--- start ---

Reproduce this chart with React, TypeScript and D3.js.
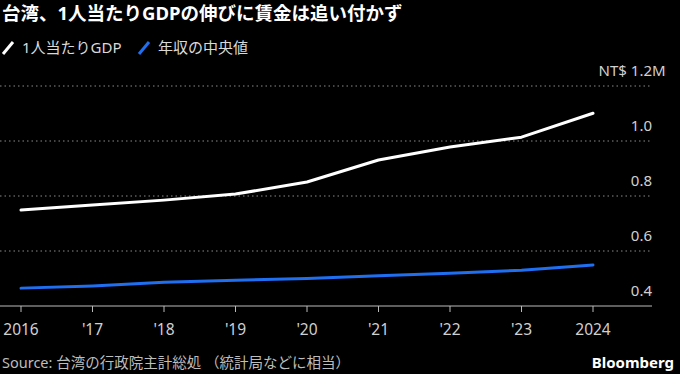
import React from "react";
import * as d3 from "d3";

const years = [2016, 2017, 2018, 2019, 2020, 2021, 2022, 2023, 2024];
const yearLabels = ["2016", "'17", "'18", "'19", "'20", "'21", "'22", "'23", "2024"];
const gdpPerCapita = [0.749, 0.767, 0.785, 0.807, 0.851, 0.931, 0.978, 1.014, 1.101];
const medianIncome = [0.465, 0.473, 0.486, 0.494, 0.5, 0.51, 0.519, 0.53, 0.549];
const yTicks = [0.4, 0.6, 0.8, 1.0, 1.2];
const seriesNames = ["1人当たりGDP", "年収の中央値"];
const seriesColors = ["#ffffff", "#1f6ff0"];

const W = 680;
const H = 374;
const FONT = "'Noto Sans', 'Noto Sans CJK JP', sans-serif";

export default function App() {
  const x = d3.scaleLinear().domain([2016, 2024]).range([21, 593]);
  const y = d3.scaleLinear().domain([0.4, 1.2]).range([306, 86]);
  const line = d3
    .line<number>()
    .x((_, i) => x(years[i]))
    .y((d) => y(d));
  const series = [gdpPerCapita, medianIncome];

  return (
    <svg
      width={W}
      height={H}
      style={{ position: "absolute", left: 0, top: 0, background: "#000" }}
      fontFamily={FONT}
    >
      <rect x={0} y={0} width={W} height={H} fill="#000" />
      <text x={2} y={20} fill="#fff" fontSize={18.5} fontWeight={700}>
        台湾、1人当たりGDPの伸びに賃金は追い付かず
      </text>
      {/* legend */}
      <g>
        <line x1={3} y1={54} x2={13} y2={42} stroke={seriesColors[0]} strokeWidth={3} />
        <text x={22} y={53} fill="#d9d9d9" fontSize={15}>
          {seriesNames[0]}
        </text>
        <line x1={139} y1={54} x2={149} y2={42} stroke={seriesColors[1]} strokeWidth={3} />
        <text x={158} y={53} fill="#d9d9d9" fontSize={15}>
          {seriesNames[1]}
        </text>
      </g>
      {/* grid */}
      {yTicks
        .filter((t) => t > 0.4)
        .map((t) => (
          <line
            key={t}
            x1={0}
            x2={652}
            y1={y(t)}
            y2={y(t)}
            stroke="#8a8a8a"
            strokeWidth={1}
            strokeDasharray="1.5,3"
          />
        ))}
      {yTicks.map((t) => (
        <text
          key={"l" + t}
          x={652}
          y={y(t) - 10}
          fill="#d0d0d0"
          fontSize={15}
          textAnchor="end"
        >
          {t === 1.2 ? "NT$ 1.2" : t.toFixed(1)}
        </text>
      ))}
      <text x={652} y={y(1.2) - 10} fill="#d0d0d0" fontSize={15}>
        M
      </text>
      {/* axis */}
      <line x1={0} x2={652} y1={306} y2={306} stroke="#bbb" strokeWidth={1} />
      {years.map((yr, i) => (
        <g key={yr}>
          <line x1={x(yr)} x2={x(yr)} y1={306} y2={312} stroke="#bbb" strokeWidth={1} />
          <text x={x(yr)} y={335} fill="#d0d0d0" fontSize={15.5} textAnchor="middle">
            {yearLabels[i]}
          </text>
        </g>
      ))}
      {/* lines */}
      {series.map((s, i) => (
        <path
          key={i}
          d={line(s) || ""}
          fill="none"
          stroke={seriesColors[i]}
          strokeWidth={3}
          strokeLinejoin="round"
          strokeLinecap="round"
        />
      ))}
      <text x={2} y={368} fill="#bdbdbd" fontSize={14.5}>
        Source: 台湾の行政院主計総処 （統計局などに相当）
      </text>
      <text x={674} y={368} fill="#fff" fontSize={15} fontWeight={700} textAnchor="end">
        Bloomberg
      </text>
    </svg>
  );
}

--- end ---

◆ Requirements: Reproduce the full listing faithfully, but do not carry over any pictures.

◆ Correct response:
Reproduce this chart with React, TypeScript and D3.js.
import React from "react";
import * as d3 from "d3";

const years = [2016, 2017, 2018, 2019, 2020, 2021, 2022, 2023, 2024];
const yearLabels = ["2016", "'17", "'18", "'19", "'20", "'21", "'22", "'23", "2024"];
const gdpPerCapita = [0.749, 0.767, 0.785, 0.807, 0.851, 0.931, 0.978, 1.014, 1.101];
const medianIncome = [0.465, 0.473, 0.486, 0.494, 0.5, 0.51, 0.519, 0.53, 0.549];
const yTicks = [0.4, 0.6, 0.8, 1.0, 1.2];
const seriesNames = ["1人当たりGDP", "年収の中央値"];
const seriesColors = ["#ffffff", "#1f6ff0"];

const W = 680;
const H = 374;
const FONT = "'Noto Sans', 'Noto Sans CJK JP', sans-serif";

export default function App() {
  const x = d3.scaleLinear().domain([2016, 2024]).range([21, 593]);
  const y = d3.scaleLinear().domain([0.4, 1.2]).range([306, 86]);
  const line = d3
    .line<number>()
    .x((_, i) => x(years[i]))
    .y((d) => y(d));
  const series = [gdpPerCapita, medianIncome];

  return (
    <svg
      width={W}
      height={H}
      style={{ position: "absolute", left: 0, top: 0, background: "#000" }}
      fontFamily={FONT}
    >
      <rect x={0} y={0} width={W} height={H} fill="#000" />
      <text x={2} y={20} fill="#fff" fontSize={18.5} fontWeight={700}>
        台湾、1人当たりGDPの伸びに賃金は追い付かず
      </text>
      {/* legend */}
      <g>
        <line x1={3} y1={54} x2={13} y2={42} stroke={seriesColors[0]} strokeWidth={3} />
        <text x={22} y={53} fill="#d9d9d9" fontSize={15}>
          {seriesNames[0]}
        </text>
        <line x1={139} y1={54} x2={149} y2={42} stroke={seriesColors[1]} strokeWidth={3} />
        <text x={158} y={53} fill="#d9d9d9" fontSize={15}>
          {seriesNames[1]}
        </text>
      </g>
      {/* grid */}
      {yTicks
        .filter((t) => t > 0.4)
        .map((t) => (
          <line
            key={t}
            x1={0}
            x2={652}
            y1={y(t)}
            y2={y(t)}
            stroke="#8a8a8a"
            strokeWidth={1}
            strokeDasharray="1.5,3"
          />
        ))}
      {yTicks.map((t) => (
        <text
          key={"l" + t}
          x={652}
          y={y(t) - 10}
          fill="#d0d0d0"
          fontSize={15}
          textAnchor="end"
        >
          {t === 1.2 ? "NT$ 1.2" : t.toFixed(1)}
        </text>
      ))}
      <text x={652} y={y(1.2) - 10} fill="#d0d0d0" fontSize={15}>
        M
      </text>
      {/* axis */}
      <line x1={0} x2={652} y1={306} y2={306} stroke="#bbb" strokeWidth={1} />
      {years.map((yr, i) => (
        <g key={yr}>
          <line x1={x(yr)} x2={x(yr)} y1={306} y2={312} stroke="#bbb" strokeWidth={1} />
          <text x={x(yr)} y={335} fill="#d0d0d0" fontSize={15.5} textAnchor="middle">
            {yearLabels[i]}
          </text>
        </g>
      ))}
      {/* lines */}
      {series.map((s, i) => (
        <path
          key={i}
          d={line(s) || ""}
          fill="none"
          stroke={seriesColors[i]}
          strokeWidth={3}
          strokeLinejoin="round"
          strokeLinecap="round"
        />
      ))}
      <text x={2} y={368} fill="#bdbdbd" fontSize={14.5}>
        Source: 台湾の行政院主計総処 （統計局などに相当）
      </text>
      <text x={674} y={368} fill="#fff" fontSize={15} fontWeight={700} textAnchor="end">
        Bloomberg
      </text>
    </svg>
  );
}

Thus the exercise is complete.